WORK TO COMPLETE |
From the very first line of the data to the line containing "const xTicks = [0,5,10,15,20,25,30,35,40];", retype everything exactly, leaving the pictures behind.

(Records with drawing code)
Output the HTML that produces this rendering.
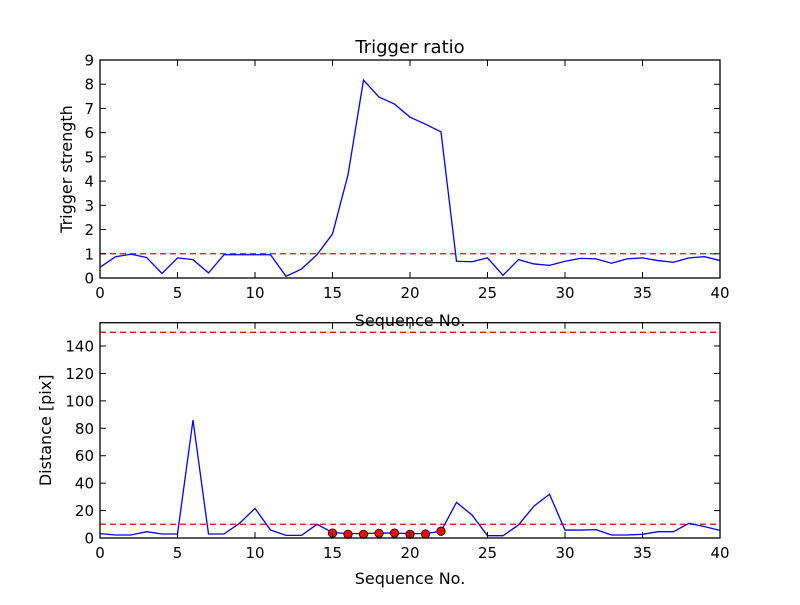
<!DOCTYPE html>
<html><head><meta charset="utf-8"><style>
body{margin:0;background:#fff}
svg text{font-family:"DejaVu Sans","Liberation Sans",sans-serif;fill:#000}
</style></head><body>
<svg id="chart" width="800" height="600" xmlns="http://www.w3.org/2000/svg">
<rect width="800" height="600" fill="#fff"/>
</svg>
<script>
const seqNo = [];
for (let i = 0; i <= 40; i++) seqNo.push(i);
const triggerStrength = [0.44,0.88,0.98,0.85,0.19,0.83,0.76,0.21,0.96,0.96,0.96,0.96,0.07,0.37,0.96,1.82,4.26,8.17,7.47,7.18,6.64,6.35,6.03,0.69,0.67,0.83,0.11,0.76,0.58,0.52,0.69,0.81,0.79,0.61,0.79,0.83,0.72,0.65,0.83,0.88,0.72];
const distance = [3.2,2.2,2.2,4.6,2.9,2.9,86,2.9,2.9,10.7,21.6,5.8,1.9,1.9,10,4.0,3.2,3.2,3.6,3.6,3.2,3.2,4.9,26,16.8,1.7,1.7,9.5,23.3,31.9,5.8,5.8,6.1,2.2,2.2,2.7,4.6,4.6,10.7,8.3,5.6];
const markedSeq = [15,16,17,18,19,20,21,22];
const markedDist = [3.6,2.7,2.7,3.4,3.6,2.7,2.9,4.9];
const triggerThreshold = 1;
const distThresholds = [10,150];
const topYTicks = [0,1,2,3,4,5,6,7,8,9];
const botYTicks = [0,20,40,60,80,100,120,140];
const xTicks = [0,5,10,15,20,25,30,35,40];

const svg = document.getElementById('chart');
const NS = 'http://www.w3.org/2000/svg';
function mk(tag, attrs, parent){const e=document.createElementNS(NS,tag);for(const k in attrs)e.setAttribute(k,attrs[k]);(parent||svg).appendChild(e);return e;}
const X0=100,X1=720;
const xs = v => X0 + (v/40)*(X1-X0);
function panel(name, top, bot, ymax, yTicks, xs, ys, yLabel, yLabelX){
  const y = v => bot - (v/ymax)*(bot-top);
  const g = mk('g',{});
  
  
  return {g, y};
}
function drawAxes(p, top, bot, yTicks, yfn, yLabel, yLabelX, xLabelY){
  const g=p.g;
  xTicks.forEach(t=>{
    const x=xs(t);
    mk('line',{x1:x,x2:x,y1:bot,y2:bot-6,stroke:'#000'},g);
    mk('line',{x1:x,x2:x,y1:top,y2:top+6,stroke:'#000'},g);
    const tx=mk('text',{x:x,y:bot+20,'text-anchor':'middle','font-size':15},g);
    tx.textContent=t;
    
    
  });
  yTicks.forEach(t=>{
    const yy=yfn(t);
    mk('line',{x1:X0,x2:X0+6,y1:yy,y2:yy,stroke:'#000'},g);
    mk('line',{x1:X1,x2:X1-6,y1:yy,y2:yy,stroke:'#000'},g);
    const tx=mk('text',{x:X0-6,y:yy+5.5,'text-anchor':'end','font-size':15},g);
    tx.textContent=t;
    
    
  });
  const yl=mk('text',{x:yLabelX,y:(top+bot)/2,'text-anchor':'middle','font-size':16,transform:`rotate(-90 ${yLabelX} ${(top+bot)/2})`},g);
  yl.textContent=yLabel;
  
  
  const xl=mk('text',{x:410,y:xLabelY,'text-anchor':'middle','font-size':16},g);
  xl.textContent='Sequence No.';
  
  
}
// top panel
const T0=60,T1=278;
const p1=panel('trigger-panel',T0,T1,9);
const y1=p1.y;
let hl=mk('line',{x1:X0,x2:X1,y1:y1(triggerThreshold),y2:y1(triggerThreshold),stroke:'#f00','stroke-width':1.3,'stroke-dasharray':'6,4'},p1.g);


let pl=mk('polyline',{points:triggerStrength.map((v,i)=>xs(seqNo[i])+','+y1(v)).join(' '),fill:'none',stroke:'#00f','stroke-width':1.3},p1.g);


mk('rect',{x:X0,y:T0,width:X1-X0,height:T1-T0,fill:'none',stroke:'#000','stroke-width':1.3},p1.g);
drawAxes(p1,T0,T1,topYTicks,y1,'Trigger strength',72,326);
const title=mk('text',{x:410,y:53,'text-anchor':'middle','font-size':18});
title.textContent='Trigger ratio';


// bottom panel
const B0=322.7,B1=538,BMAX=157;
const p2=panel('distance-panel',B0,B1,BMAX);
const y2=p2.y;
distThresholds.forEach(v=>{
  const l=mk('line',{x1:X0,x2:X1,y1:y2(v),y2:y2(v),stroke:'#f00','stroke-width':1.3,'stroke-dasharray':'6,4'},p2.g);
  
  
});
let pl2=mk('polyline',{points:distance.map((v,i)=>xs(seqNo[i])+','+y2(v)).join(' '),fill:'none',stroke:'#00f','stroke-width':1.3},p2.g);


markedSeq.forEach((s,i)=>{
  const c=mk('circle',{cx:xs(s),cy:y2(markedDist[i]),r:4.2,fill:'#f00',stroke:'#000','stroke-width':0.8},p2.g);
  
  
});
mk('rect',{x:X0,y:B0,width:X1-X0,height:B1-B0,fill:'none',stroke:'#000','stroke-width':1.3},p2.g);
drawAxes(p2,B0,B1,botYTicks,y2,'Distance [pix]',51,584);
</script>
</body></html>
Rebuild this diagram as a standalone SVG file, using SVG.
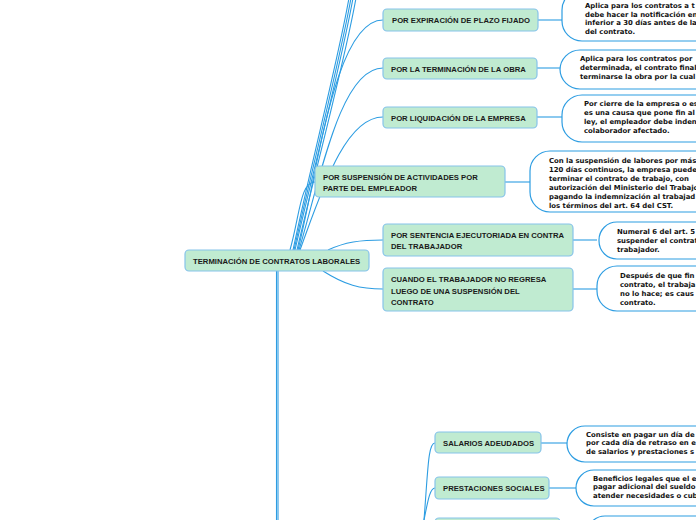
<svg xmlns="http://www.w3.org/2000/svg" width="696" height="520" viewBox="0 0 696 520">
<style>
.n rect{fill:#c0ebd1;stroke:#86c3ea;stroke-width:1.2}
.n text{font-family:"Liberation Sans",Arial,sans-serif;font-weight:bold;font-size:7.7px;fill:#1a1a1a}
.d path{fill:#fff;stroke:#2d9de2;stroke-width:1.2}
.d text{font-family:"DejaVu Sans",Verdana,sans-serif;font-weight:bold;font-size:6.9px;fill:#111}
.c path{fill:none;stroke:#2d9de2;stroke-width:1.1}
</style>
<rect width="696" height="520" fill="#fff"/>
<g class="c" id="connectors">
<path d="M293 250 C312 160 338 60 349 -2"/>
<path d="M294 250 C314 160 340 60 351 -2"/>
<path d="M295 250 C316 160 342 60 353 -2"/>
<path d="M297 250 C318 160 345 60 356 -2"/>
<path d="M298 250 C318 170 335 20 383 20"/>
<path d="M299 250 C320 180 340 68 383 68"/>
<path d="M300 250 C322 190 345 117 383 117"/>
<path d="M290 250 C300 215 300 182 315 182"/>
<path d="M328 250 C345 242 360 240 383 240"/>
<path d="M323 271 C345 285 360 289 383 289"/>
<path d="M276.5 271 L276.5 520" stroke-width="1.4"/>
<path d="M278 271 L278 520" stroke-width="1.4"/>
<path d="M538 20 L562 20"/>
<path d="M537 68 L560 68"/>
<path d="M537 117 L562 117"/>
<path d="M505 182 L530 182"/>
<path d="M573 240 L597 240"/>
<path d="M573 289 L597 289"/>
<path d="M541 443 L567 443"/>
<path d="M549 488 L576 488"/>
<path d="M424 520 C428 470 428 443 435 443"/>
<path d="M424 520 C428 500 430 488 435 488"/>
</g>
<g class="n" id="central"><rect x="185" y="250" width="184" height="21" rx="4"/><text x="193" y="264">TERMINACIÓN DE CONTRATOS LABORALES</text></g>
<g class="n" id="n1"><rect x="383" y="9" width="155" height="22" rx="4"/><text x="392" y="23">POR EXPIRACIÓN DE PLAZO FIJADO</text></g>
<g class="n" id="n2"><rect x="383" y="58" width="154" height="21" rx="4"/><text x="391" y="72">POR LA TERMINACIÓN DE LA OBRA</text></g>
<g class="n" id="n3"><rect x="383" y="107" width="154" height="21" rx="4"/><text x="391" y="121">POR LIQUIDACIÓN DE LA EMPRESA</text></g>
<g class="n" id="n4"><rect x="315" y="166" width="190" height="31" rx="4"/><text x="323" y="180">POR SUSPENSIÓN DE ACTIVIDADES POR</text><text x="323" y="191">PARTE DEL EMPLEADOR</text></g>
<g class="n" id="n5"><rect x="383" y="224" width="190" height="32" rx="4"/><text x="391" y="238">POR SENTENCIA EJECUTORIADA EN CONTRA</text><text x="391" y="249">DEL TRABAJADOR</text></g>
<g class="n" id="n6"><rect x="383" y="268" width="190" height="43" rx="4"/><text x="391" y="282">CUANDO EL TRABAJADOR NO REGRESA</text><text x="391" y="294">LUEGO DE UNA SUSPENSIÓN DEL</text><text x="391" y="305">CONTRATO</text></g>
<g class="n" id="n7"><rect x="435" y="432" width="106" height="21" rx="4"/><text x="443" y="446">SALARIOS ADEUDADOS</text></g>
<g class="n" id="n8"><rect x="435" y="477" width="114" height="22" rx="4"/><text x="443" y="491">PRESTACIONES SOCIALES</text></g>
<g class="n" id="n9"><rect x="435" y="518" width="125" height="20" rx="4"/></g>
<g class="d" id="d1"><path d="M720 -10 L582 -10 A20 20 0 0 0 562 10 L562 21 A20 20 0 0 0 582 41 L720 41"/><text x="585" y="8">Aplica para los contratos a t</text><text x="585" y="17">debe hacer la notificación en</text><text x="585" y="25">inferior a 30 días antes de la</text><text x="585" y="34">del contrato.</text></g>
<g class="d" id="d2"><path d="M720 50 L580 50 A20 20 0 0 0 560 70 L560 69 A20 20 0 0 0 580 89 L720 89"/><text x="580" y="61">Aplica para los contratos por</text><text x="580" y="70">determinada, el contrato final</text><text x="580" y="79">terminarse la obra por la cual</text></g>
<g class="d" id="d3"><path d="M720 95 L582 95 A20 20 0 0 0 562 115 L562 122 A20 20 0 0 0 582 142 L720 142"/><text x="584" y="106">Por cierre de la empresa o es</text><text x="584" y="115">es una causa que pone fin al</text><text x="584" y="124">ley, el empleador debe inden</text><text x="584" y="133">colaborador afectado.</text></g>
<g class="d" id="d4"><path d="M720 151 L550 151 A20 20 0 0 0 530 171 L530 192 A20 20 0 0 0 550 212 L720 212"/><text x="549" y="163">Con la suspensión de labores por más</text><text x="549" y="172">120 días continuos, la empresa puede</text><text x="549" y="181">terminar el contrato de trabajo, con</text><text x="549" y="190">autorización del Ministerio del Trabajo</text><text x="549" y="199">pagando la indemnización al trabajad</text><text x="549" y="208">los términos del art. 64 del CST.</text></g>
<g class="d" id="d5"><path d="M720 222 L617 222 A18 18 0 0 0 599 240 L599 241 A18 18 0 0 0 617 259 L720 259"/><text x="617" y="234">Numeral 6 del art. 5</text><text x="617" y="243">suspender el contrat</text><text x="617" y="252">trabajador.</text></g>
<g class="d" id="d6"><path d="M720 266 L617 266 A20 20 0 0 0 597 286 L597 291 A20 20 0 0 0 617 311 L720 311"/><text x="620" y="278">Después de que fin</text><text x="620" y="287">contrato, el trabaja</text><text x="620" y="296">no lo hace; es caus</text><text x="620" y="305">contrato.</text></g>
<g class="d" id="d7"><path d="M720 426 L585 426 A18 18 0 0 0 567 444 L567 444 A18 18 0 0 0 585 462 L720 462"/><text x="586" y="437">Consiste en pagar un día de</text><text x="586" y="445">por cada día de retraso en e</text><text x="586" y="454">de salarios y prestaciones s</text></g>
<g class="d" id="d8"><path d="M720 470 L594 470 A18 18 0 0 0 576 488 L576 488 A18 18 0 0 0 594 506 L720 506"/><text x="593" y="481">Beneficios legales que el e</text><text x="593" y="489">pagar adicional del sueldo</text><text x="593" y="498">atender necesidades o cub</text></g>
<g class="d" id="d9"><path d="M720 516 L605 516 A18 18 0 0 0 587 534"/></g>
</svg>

IN RESPONSE |
Output the HTML that produces this rendering.
<!DOCTYPE html>
<html><head><meta charset="utf-8"><style>
body{margin:0;background:#fff}
svg text{font-family:"DejaVu Sans","Liberation Sans",sans-serif;fill:#000}
</style></head><body>
<svg id="chart" width="800" height="600" xmlns="http://www.w3.org/2000/svg">
<rect width="800" height="600" fill="#fff"/>
</svg>
<script>
const seqNo = [];
for (let i = 0; i <= 40; i++) seqNo.push(i);
const triggerStrength = [0.44,0.88,0.98,0.85,0.19,0.83,0.76,0.21,0.96,0.96,0.96,0.96,0.07,0.37,0.96,1.82,4.26,8.17,7.47,7.18,6.64,6.35,6.03,0.69,0.67,0.83,0.11,0.76,0.58,0.52,0.69,0.81,0.79,0.61,0.79,0.83,0.72,0.65,0.83,0.88,0.72];
const distance = [3.2,2.2,2.2,4.6,2.9,2.9,86,2.9,2.9,10.7,21.6,5.8,1.9,1.9,10,4.0,3.2,3.2,3.6,3.6,3.2,3.2,4.9,26,16.8,1.7,1.7,9.5,23.3,31.9,5.8,5.8,6.1,2.2,2.2,2.7,4.6,4.6,10.7,8.3,5.6];
const markedSeq = [15,16,17,18,19,20,21,22];
const markedDist = [3.6,2.7,2.7,3.4,3.6,2.7,2.9,4.9];
const triggerThreshold = 1;
const distThresholds = [10,150];
const topYTicks = [0,1,2,3,4,5,6,7,8,9];
const botYTicks = [0,20,40,60,80,100,120,140];
const xTicks = [0,5,10,15,20,25,30,35,40];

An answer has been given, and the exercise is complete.